3) When wild horses were here in North America there were also short-faced bears, dire wolves and sabre-toothed lions -- predators of immense power capable of taking adult horses. They no doubt kept a cap on horse (and other species) populations until they went extinct about the same time as the native horse. Current predators (mountain lions) are not generally able to take horses except as foals -- they just aren't big enough to deal with modern adult horses for the most part.

4) Every animal in the landscape of functioning ecosystems is regulated either top-down (by predators) or bottom-up (by prey). Human analogues, like cows, are regulated by harvest. It's arguable about how well regulated they are but cattle are harvested each year. Horses are an exception in that there is no hunting season on them and no viable large predators. Turning them loose on the landscape without regulation will result in degraded range and less available forage for other wild species from prairie dogs to deer (there is some overlap for graze from a variety of species). Herbivores in particular, in that absence of predators, will continue to expand their populations to the point where they seriously damage the vegetation. We've seen this in countless populations. They lack the ability to self-regulate their population numbers.
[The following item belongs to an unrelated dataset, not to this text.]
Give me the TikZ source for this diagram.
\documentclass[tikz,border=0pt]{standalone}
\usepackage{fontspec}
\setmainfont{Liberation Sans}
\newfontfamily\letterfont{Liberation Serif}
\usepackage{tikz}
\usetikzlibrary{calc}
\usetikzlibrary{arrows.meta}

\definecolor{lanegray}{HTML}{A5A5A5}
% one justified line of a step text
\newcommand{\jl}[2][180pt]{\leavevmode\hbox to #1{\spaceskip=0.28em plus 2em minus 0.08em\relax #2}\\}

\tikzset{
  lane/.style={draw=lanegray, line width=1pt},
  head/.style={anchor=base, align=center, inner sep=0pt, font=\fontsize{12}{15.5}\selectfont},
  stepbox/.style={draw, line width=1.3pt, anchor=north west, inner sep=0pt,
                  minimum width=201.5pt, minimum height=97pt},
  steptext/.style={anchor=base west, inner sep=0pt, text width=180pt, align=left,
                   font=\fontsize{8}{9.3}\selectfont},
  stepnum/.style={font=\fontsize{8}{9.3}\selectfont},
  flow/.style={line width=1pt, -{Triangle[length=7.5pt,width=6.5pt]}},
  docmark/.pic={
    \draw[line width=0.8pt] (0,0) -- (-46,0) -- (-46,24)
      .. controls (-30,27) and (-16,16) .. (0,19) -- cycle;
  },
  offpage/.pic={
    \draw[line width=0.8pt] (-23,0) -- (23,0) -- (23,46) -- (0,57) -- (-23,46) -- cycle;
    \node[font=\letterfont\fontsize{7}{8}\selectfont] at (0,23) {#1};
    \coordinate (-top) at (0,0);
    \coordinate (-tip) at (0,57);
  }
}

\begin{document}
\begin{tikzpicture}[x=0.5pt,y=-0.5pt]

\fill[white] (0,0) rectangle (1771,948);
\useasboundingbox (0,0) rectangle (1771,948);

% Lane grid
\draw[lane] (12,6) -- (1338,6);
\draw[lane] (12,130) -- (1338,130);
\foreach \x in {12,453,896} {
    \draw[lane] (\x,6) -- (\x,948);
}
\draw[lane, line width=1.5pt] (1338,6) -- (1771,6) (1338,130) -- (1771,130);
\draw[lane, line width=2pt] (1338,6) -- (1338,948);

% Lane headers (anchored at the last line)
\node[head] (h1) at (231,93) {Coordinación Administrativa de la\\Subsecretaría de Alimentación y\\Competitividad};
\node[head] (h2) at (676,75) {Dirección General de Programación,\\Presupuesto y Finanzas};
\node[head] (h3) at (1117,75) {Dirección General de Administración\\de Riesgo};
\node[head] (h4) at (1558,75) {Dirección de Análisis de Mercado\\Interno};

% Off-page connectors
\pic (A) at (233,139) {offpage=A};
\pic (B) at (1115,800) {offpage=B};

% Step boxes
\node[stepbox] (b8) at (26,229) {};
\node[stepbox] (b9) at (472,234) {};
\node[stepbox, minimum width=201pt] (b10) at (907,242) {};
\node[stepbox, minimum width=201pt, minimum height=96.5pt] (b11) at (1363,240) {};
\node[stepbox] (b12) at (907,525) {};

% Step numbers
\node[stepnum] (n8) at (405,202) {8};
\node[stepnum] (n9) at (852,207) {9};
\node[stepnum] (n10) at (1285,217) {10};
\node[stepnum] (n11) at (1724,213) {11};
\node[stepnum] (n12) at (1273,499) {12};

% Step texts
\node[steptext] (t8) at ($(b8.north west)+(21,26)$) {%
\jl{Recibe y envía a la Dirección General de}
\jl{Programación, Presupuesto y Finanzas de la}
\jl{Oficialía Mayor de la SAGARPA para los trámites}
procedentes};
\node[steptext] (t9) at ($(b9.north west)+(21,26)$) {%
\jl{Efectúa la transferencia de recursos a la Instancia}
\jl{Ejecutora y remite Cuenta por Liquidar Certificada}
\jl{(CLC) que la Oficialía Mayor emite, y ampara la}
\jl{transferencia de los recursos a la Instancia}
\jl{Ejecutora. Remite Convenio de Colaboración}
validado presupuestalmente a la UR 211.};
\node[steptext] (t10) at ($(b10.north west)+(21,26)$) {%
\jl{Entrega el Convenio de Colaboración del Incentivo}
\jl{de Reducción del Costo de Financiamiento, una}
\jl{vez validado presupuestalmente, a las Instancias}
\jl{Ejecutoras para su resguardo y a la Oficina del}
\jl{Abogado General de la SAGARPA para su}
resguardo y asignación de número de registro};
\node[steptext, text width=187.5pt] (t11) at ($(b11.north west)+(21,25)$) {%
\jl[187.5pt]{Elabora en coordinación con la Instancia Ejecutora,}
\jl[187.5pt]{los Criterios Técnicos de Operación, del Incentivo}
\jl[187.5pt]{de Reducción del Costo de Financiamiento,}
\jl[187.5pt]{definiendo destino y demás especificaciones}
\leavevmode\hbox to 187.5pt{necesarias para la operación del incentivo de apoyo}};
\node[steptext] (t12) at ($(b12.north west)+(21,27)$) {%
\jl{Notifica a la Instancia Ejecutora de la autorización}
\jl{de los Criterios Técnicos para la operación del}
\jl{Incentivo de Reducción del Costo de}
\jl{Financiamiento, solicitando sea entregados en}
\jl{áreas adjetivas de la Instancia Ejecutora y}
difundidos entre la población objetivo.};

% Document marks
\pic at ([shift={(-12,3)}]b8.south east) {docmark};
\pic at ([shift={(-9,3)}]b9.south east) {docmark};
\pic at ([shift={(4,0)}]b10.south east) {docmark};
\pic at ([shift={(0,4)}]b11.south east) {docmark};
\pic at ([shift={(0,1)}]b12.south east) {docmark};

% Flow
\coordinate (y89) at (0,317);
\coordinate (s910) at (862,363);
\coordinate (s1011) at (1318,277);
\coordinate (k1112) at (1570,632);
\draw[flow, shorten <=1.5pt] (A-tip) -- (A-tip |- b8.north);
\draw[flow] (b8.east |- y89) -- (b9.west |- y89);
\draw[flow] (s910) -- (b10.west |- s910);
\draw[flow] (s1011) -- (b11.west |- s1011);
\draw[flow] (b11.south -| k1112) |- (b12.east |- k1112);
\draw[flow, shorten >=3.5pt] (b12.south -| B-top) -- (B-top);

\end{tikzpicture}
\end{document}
No landscape is static nor has it ever been. Fluxes of animals alter the landscape and the vegetation responds as do all of the associated animal, invertebrate, microbial, etc... species. Maintaining horse populations on the landscape without management is no better than allowing unmanaged cows, or deer, or dogs. Yet that is precisely what horse advocates so vociferously seem to proclaim. It's a romantic view of the horse on the landscape, not an ecological one.
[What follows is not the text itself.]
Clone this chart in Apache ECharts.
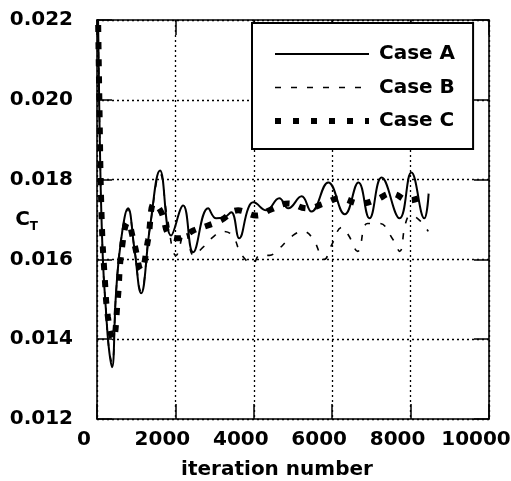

By the way, just to perhaps give a bit of credibility to my arguments, I am a PhD. ecologist working in the west and I've been teaching about wildlife management for almost 20 years.
Anonymous says:
May 24, 2010 06:35 PM
I am replying to the wildlife biologist. I also am a wildlife biologist, but find your arguments very slanted and really bending over backward to accomodate the establishment. You put a negative spin on the findings of paleontological science and lack a positive vision of what can happen here in North America, if people so decide to get behind a life saving plan. Your ignoring of points concerning the equids' post gastric digestive system as opposed to the ruminant digestive system (most all large herbivores presently in N. Am.) and its potential to enhance the ecosystem and complement the life forms here is particularly specious. This is a soil builder and seed disperser par excellence and is very fit to the vast semi-arid areas of the West where it fits in as a preventer of catastrophic fire. Additionally your flat out attack on the burro fails to consider that the origin of the burro branch of the horse family according to the fossil record is plainly in North America and there were very burro like species found here not long ago, i.e. several thousand years. In general your comments are very dismissive and display as much bias as they do knowledge.
Anonymous says:
May 26, 2010 02:03 PM
Advocates for any good cause seemed to be critized for "emotion". Love, empathy, and compassion. These all stem from "emotion". It would seem that most of the world's woes stem from the lack of it.